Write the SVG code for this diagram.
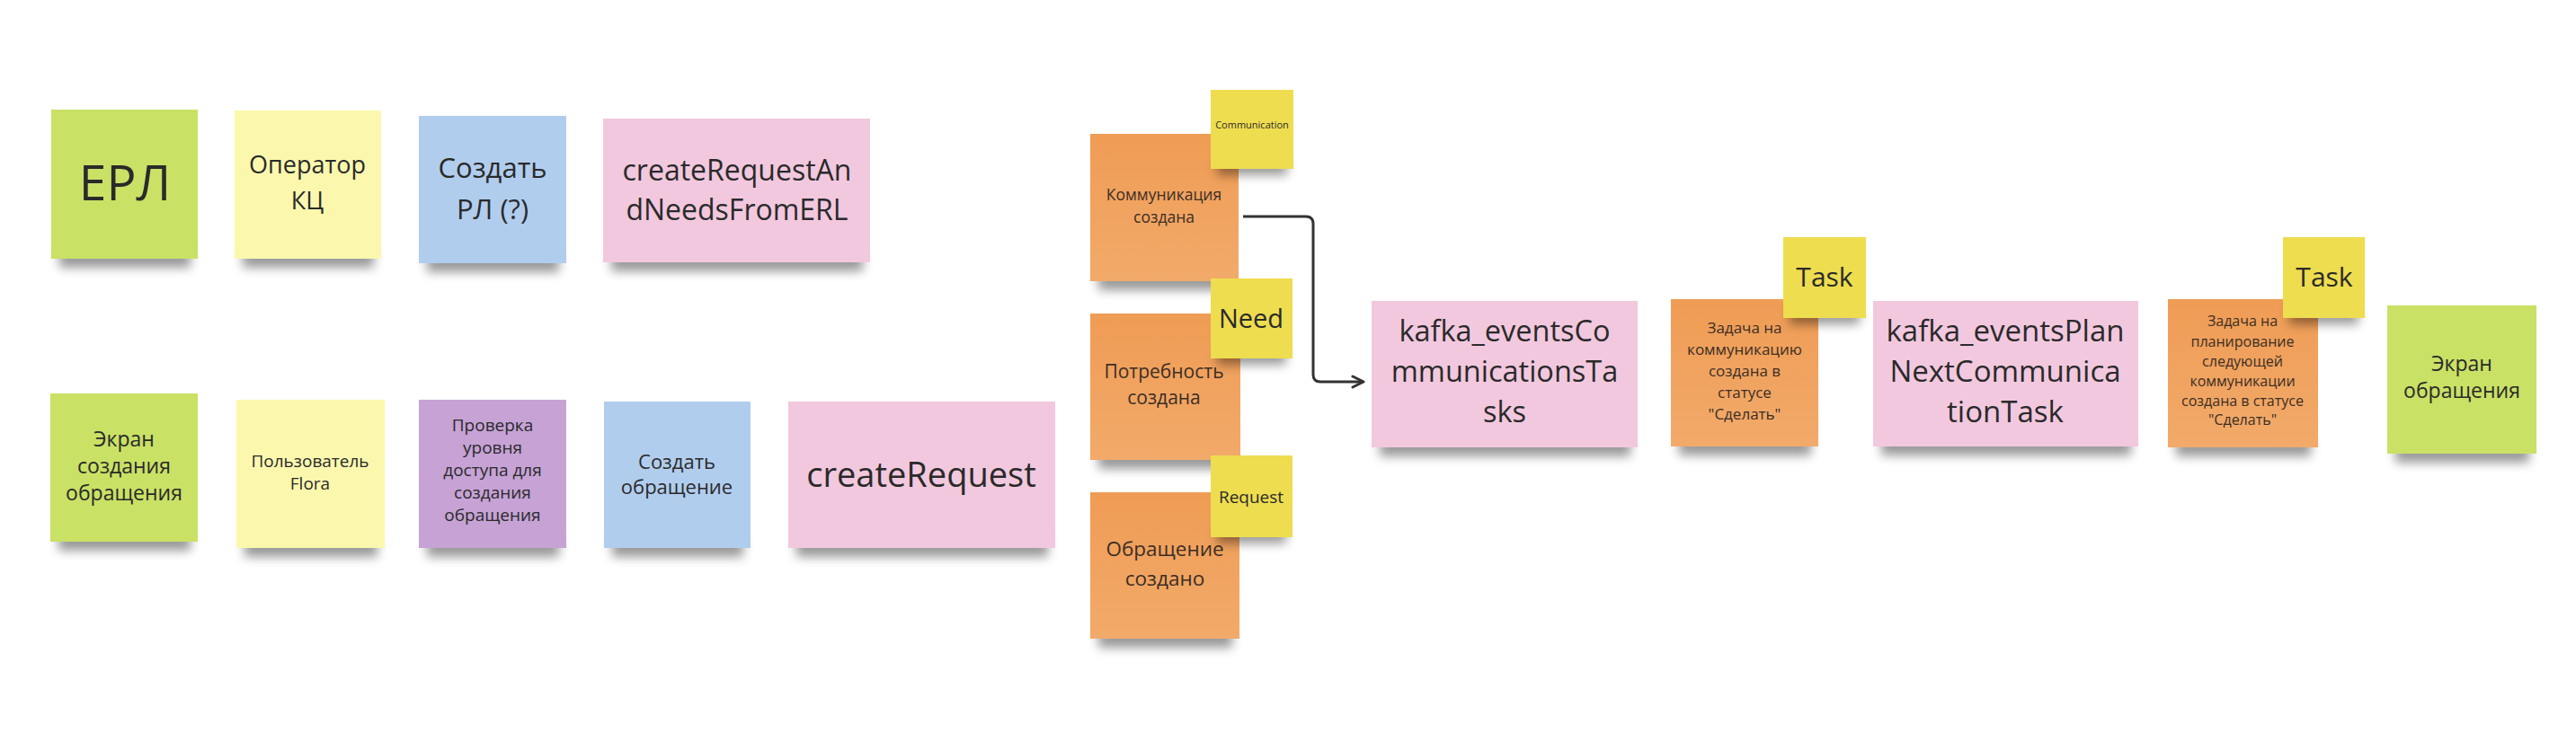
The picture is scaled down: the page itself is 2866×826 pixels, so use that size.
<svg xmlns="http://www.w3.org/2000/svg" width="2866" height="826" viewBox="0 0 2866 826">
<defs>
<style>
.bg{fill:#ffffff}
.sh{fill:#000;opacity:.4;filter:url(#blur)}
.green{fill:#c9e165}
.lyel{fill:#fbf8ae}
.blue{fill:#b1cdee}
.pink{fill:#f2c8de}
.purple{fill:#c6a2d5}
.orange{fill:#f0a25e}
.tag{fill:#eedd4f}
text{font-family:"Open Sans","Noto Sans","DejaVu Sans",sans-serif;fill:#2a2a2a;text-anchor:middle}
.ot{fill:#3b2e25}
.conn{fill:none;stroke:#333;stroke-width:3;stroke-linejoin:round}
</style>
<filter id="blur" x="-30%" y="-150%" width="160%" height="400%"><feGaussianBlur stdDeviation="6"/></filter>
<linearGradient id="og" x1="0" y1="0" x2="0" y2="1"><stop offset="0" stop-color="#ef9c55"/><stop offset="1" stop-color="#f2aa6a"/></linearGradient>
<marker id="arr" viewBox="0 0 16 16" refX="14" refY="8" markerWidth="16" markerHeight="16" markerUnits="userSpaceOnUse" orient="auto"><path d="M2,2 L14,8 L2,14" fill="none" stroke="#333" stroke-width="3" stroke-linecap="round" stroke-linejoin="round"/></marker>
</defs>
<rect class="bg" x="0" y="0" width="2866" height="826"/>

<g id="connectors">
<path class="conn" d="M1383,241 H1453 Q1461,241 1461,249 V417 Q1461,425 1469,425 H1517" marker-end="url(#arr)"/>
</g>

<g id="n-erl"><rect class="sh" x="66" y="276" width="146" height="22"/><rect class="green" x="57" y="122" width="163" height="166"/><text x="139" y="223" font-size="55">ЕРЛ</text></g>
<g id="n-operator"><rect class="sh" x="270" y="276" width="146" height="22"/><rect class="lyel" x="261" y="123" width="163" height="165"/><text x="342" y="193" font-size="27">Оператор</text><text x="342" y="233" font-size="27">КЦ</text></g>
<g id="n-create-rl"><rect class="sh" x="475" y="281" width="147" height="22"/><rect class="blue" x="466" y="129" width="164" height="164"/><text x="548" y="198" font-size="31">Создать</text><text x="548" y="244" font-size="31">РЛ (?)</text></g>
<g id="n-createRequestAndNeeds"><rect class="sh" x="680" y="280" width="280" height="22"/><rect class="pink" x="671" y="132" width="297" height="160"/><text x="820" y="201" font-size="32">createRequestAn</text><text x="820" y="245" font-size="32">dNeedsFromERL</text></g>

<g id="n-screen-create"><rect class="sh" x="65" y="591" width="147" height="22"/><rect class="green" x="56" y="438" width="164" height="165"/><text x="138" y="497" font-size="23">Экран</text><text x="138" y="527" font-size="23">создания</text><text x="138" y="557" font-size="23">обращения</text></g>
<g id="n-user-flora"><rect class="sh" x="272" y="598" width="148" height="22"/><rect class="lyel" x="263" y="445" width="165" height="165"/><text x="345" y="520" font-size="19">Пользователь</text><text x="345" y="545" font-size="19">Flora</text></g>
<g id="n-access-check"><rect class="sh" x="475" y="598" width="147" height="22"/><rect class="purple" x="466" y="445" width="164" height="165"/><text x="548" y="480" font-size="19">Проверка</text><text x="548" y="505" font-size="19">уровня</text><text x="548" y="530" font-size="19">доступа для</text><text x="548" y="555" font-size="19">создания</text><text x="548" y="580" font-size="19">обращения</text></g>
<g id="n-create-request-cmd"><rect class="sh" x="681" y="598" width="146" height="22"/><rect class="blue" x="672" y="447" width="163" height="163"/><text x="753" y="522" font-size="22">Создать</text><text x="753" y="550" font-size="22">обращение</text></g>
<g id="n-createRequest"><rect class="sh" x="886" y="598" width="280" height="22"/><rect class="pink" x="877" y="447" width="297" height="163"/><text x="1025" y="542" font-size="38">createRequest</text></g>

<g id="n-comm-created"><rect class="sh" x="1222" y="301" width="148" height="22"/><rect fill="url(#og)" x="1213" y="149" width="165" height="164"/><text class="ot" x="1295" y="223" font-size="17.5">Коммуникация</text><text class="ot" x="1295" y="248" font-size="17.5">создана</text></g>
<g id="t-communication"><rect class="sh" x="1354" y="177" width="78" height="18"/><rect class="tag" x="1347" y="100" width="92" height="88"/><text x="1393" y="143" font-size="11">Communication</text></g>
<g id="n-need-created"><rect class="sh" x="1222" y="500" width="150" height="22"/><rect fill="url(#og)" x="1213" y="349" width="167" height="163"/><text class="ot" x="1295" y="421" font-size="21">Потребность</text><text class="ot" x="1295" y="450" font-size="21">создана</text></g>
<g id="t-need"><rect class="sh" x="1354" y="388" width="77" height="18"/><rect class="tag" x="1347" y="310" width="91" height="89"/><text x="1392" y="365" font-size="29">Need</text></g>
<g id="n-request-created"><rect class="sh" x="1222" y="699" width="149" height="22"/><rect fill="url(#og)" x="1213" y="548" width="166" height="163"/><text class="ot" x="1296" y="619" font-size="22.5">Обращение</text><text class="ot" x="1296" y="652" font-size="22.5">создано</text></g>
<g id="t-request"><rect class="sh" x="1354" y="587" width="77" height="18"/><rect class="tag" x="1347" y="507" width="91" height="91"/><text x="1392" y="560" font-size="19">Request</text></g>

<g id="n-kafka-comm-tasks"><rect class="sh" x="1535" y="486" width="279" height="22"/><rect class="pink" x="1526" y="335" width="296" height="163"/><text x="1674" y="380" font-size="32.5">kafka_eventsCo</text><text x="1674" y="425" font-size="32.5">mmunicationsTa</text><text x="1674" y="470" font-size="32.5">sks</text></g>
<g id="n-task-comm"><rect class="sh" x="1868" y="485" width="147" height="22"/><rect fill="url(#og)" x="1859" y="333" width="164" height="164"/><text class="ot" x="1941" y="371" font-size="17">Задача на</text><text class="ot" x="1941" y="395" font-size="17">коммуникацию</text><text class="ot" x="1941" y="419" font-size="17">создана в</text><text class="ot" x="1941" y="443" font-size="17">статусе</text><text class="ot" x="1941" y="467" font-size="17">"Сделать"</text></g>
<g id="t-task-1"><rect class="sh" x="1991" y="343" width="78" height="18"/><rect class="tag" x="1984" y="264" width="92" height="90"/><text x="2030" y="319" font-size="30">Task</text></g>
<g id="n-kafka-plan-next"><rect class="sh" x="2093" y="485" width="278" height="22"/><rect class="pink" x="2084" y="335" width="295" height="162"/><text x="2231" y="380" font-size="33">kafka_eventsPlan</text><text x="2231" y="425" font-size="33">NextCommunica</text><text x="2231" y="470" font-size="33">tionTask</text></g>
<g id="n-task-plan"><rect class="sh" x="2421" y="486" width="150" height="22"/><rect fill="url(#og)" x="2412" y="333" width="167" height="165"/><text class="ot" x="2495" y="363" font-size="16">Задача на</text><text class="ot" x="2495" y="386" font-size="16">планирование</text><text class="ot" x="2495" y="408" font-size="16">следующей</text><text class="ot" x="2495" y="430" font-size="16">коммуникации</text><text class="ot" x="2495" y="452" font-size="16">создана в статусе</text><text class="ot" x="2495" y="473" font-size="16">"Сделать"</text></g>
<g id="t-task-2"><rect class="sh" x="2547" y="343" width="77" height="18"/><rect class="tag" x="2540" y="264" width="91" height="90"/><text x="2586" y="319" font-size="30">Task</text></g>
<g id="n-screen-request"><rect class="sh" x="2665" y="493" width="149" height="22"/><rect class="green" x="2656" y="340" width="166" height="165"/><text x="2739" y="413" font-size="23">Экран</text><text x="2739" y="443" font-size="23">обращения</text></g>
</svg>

== == ==

Exercise objective: Images in the data above are to be skipped. Retype all other material exactly.

Answer to the task:
Write the SVG code for this diagram.
The picture is scaled down: the page itself is 2866×826 pixels, so use that size.
<svg xmlns="http://www.w3.org/2000/svg" width="2866" height="826" viewBox="0 0 2866 826">
<defs>
<style>
.bg{fill:#ffffff}
.sh{fill:#000;opacity:.4;filter:url(#blur)}
.green{fill:#c9e165}
.lyel{fill:#fbf8ae}
.blue{fill:#b1cdee}
.pink{fill:#f2c8de}
.purple{fill:#c6a2d5}
.orange{fill:#f0a25e}
.tag{fill:#eedd4f}
text{font-family:"Open Sans","Noto Sans","DejaVu Sans",sans-serif;fill:#2a2a2a;text-anchor:middle}
.ot{fill:#3b2e25}
.conn{fill:none;stroke:#333;stroke-width:3;stroke-linejoin:round}
</style>
<filter id="blur" x="-30%" y="-150%" width="160%" height="400%"><feGaussianBlur stdDeviation="6"/></filter>
<linearGradient id="og" x1="0" y1="0" x2="0" y2="1"><stop offset="0" stop-color="#ef9c55"/><stop offset="1" stop-color="#f2aa6a"/></linearGradient>
<marker id="arr" viewBox="0 0 16 16" refX="14" refY="8" markerWidth="16" markerHeight="16" markerUnits="userSpaceOnUse" orient="auto"><path d="M2,2 L14,8 L2,14" fill="none" stroke="#333" stroke-width="3" stroke-linecap="round" stroke-linejoin="round"/></marker>
</defs>
<rect class="bg" x="0" y="0" width="2866" height="826"/>

<g id="connectors">
<path class="conn" d="M1383,241 H1453 Q1461,241 1461,249 V417 Q1461,425 1469,425 H1517" marker-end="url(#arr)"/>
</g>

<g id="n-erl"><rect class="sh" x="66" y="276" width="146" height="22"/><rect class="green" x="57" y="122" width="163" height="166"/><text x="139" y="223" font-size="55">ЕРЛ</text></g>
<g id="n-operator"><rect class="sh" x="270" y="276" width="146" height="22"/><rect class="lyel" x="261" y="123" width="163" height="165"/><text x="342" y="193" font-size="27">Оператор</text><text x="342" y="233" font-size="27">КЦ</text></g>
<g id="n-create-rl"><rect class="sh" x="475" y="281" width="147" height="22"/><rect class="blue" x="466" y="129" width="164" height="164"/><text x="548" y="198" font-size="31">Создать</text><text x="548" y="244" font-size="31">РЛ (?)</text></g>
<g id="n-createRequestAndNeeds"><rect class="sh" x="680" y="280" width="280" height="22"/><rect class="pink" x="671" y="132" width="297" height="160"/><text x="820" y="201" font-size="32">createRequestAn</text><text x="820" y="245" font-size="32">dNeedsFromERL</text></g>

<g id="n-screen-create"><rect class="sh" x="65" y="591" width="147" height="22"/><rect class="green" x="56" y="438" width="164" height="165"/><text x="138" y="497" font-size="23">Экран</text><text x="138" y="527" font-size="23">создания</text><text x="138" y="557" font-size="23">обращения</text></g>
<g id="n-user-flora"><rect class="sh" x="272" y="598" width="148" height="22"/><rect class="lyel" x="263" y="445" width="165" height="165"/><text x="345" y="520" font-size="19">Пользователь</text><text x="345" y="545" font-size="19">Flora</text></g>
<g id="n-access-check"><rect class="sh" x="475" y="598" width="147" height="22"/><rect class="purple" x="466" y="445" width="164" height="165"/><text x="548" y="480" font-size="19">Проверка</text><text x="548" y="505" font-size="19">уровня</text><text x="548" y="530" font-size="19">доступа для</text><text x="548" y="555" font-size="19">создания</text><text x="548" y="580" font-size="19">обращения</text></g>
<g id="n-create-request-cmd"><rect class="sh" x="681" y="598" width="146" height="22"/><rect class="blue" x="672" y="447" width="163" height="163"/><text x="753" y="522" font-size="22">Создать</text><text x="753" y="550" font-size="22">обращение</text></g>
<g id="n-createRequest"><rect class="sh" x="886" y="598" width="280" height="22"/><rect class="pink" x="877" y="447" width="297" height="163"/><text x="1025" y="542" font-size="38">createRequest</text></g>

<g id="n-comm-created"><rect class="sh" x="1222" y="301" width="148" height="22"/><rect fill="url(#og)" x="1213" y="149" width="165" height="164"/><text class="ot" x="1295" y="223" font-size="17.5">Коммуникация</text><text class="ot" x="1295" y="248" font-size="17.5">создана</text></g>
<g id="t-communication"><rect class="sh" x="1354" y="177" width="78" height="18"/><rect class="tag" x="1347" y="100" width="92" height="88"/><text x="1393" y="143" font-size="11">Communication</text></g>
<g id="n-need-created"><rect class="sh" x="1222" y="500" width="150" height="22"/><rect fill="url(#og)" x="1213" y="349" width="167" height="163"/><text class="ot" x="1295" y="421" font-size="21">Потребность</text><text class="ot" x="1295" y="450" font-size="21">создана</text></g>
<g id="t-need"><rect class="sh" x="1354" y="388" width="77" height="18"/><rect class="tag" x="1347" y="310" width="91" height="89"/><text x="1392" y="365" font-size="29">Need</text></g>
<g id="n-request-created"><rect class="sh" x="1222" y="699" width="149" height="22"/><rect fill="url(#og)" x="1213" y="548" width="166" height="163"/><text class="ot" x="1296" y="619" font-size="22.5">Обращение</text><text class="ot" x="1296" y="652" font-size="22.5">создано</text></g>
<g id="t-request"><rect class="sh" x="1354" y="587" width="77" height="18"/><rect class="tag" x="1347" y="507" width="91" height="91"/><text x="1392" y="560" font-size="19">Request</text></g>

<g id="n-kafka-comm-tasks"><rect class="sh" x="1535" y="486" width="279" height="22"/><rect class="pink" x="1526" y="335" width="296" height="163"/><text x="1674" y="380" font-size="32.5">kafka_eventsCo</text><text x="1674" y="425" font-size="32.5">mmunicationsTa</text><text x="1674" y="470" font-size="32.5">sks</text></g>
<g id="n-task-comm"><rect class="sh" x="1868" y="485" width="147" height="22"/><rect fill="url(#og)" x="1859" y="333" width="164" height="164"/><text class="ot" x="1941" y="371" font-size="17">Задача на</text><text class="ot" x="1941" y="395" font-size="17">коммуникацию</text><text class="ot" x="1941" y="419" font-size="17">создана в</text><text class="ot" x="1941" y="443" font-size="17">статусе</text><text class="ot" x="1941" y="467" font-size="17">"Сделать"</text></g>
<g id="t-task-1"><rect class="sh" x="1991" y="343" width="78" height="18"/><rect class="tag" x="1984" y="264" width="92" height="90"/><text x="2030" y="319" font-size="30">Task</text></g>
<g id="n-kafka-plan-next"><rect class="sh" x="2093" y="485" width="278" height="22"/><rect class="pink" x="2084" y="335" width="295" height="162"/><text x="2231" y="380" font-size="33">kafka_eventsPlan</text><text x="2231" y="425" font-size="33">NextCommunica</text><text x="2231" y="470" font-size="33">tionTask</text></g>
<g id="n-task-plan"><rect class="sh" x="2421" y="486" width="150" height="22"/><rect fill="url(#og)" x="2412" y="333" width="167" height="165"/><text class="ot" x="2495" y="363" font-size="16">Задача на</text><text class="ot" x="2495" y="386" font-size="16">планирование</text><text class="ot" x="2495" y="408" font-size="16">следующей</text><text class="ot" x="2495" y="430" font-size="16">коммуникации</text><text class="ot" x="2495" y="452" font-size="16">создана в статусе</text><text class="ot" x="2495" y="473" font-size="16">"Сделать"</text></g>
<g id="t-task-2"><rect class="sh" x="2547" y="343" width="77" height="18"/><rect class="tag" x="2540" y="264" width="91" height="90"/><text x="2586" y="319" font-size="30">Task</text></g>
<g id="n-screen-request"><rect class="sh" x="2665" y="493" width="149" height="22"/><rect class="green" x="2656" y="340" width="166" height="165"/><text x="2739" y="413" font-size="23">Экран</text><text x="2739" y="443" font-size="23">обращения</text></g>
</svg>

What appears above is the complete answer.